Não à toa os investidores têm demandado um prêmio de risco maior para carregar títulos públicos.
Em menos de um ano de vigência do novo arcabouço fiscal, já presenciamos a reinterpretação do limite de contingenciamento, a manobra para antecipar um dispêndio extra de até R$ 15,7 bilhões e a mudança das metas a partir 2025. Além disso, o avanço das despesas previdenciárias e assistenciais atreladas ao salário mínimo e a volta dos pisos da Educação e da Saúde certamente inviabilizarão os gastos discricionários em breve.
Nesse contexto, a discussão sobre a flexibilização do limite de gastos restrito ao intervalo de 0,6% a 2,5% de crescimento real parece inevitável. De acordo com as estimativas da Instituição Fiscal Independente, a DBGG (Dívida Bruta do Governo Geral) deve encerrar 2024 no nível de 77,6% do PIB e subir para 80,1% do PIB em 2025.
Se esse valor se estabilizar em 2026 (hipótese bastante otimista), a alta da relação dívida/PIB será de quase nove pontos percentuais em um único mandato presidencial (sem considerar os efeitos fiscais da tragédia no Rio Grande do Sul). Quando o crescimento da dívida é tal que aumenta a incerteza sobre sua sustentabilidade, as expectativas de inflação se elevam, pressionando ainda mais as taxas de juros.
E não é apenas a influência das taxas mais altas no custo de financiamento que afasta os investimentos.
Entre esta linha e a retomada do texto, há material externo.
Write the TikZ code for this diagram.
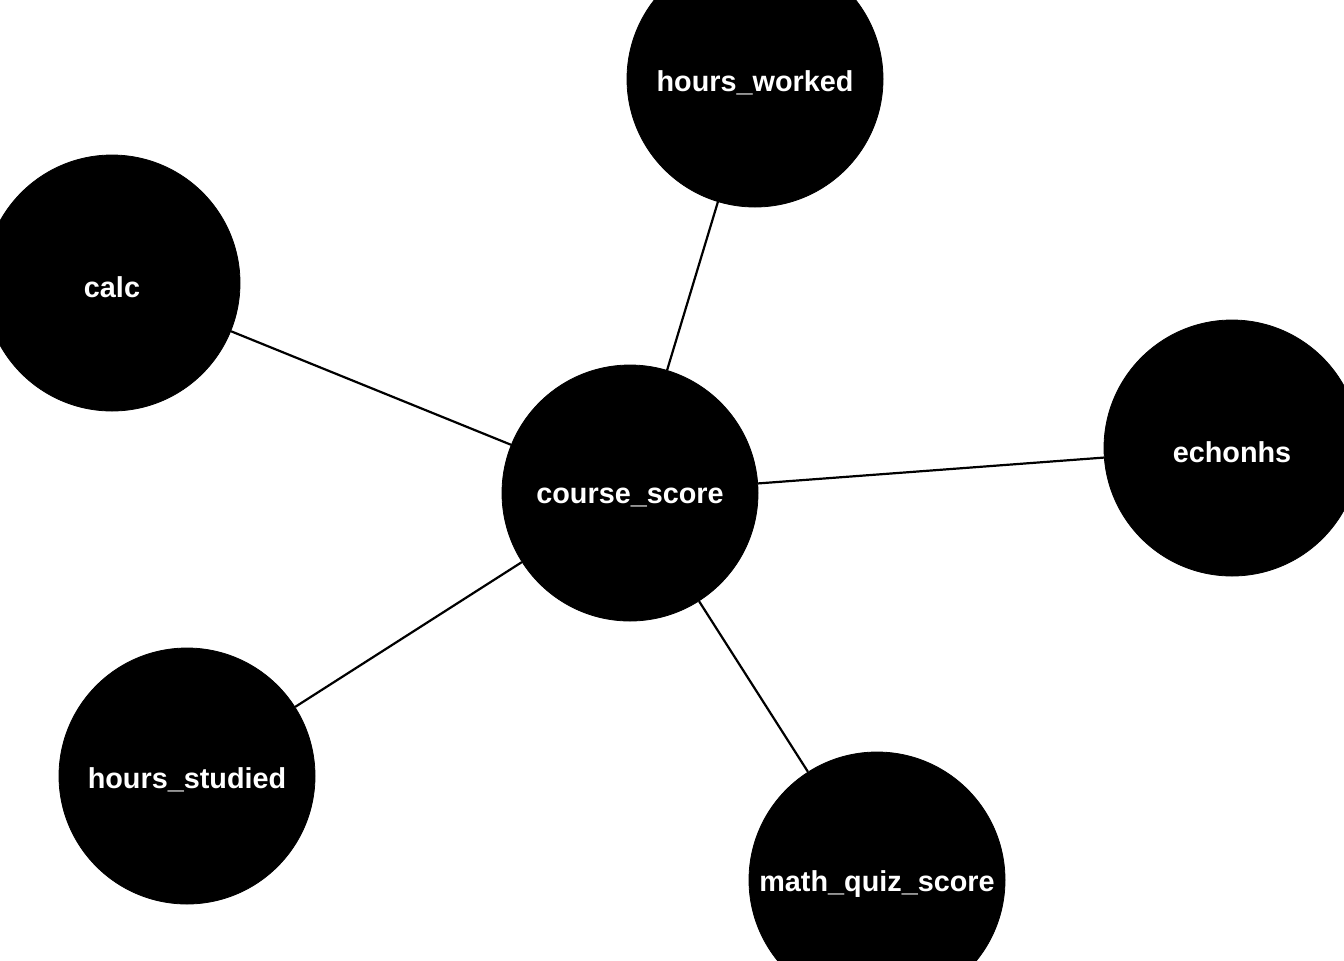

A solução encontrada para limitar os déficits primários foi o aumento da carga tributária. Impostos costumam distorcer a alocação de recursos na economia, principalmente quando a carga tributária já é alta.
Concomitantemente, mudanças de leis tributárias e revisão da interpretação de regras antigas geram um ambiente de negócios negativo. Se, por um lado, aprovamos uma reforma sobre a taxação do consumo que pode trazer um sistema menos caótico, por outro, pioramos a insegurança jurídica no país.
A apreensão com o retorno do intervencionismo nas empresas estatais e privadas, combinada com a falta de independência das agências reguladoras para gerir setores críticos como o de infraestrutura, preocupa.
Leis aprovadas pelo Congresso são colocadas em xeque e têm seus efeitos suspensos, enquanto o regulador antitruste revê suas próprias decisões pró-concorrência, intensificando a sensação de incerteza, inclusive sobre o nosso passado.
Investimentos também se retraem quando a estabilidade de preços é questionada. A dissidência na mais recente reunião do Comitê de Política Monetária e as justificativas expostas lançaram dúvidas sobre a sua atuação a partir de 2025, quando o governo terá indicado a maioria de seus membros.
O desconforto com a meta de 3% voltou a aparecer, enquanto o decreto de regulamentação da proposta de torná-la contínua não parece ser prioridade. Em paralelo, as expectativas de inflação voltaram a subir, dificultando ainda mais a tarefa de trazer a inflação para a meta.
A grande crise econômica de 2014 a 2016 foi gerada justamente pela ideia de que, ao estimular o consumo a qualquer custo, o investimento responderia positivamente. O resultado foi uma queda no consumo de 3,2% em 2015 e de 3,8% em 2016, com IPCA de 10,7% e 6,3%, respectivamente.
Se as estratégias que temos visto persistirem, resta saber por quanto tempo esses dois Brasis o do consumo forte e do investimento fraco vão conviver.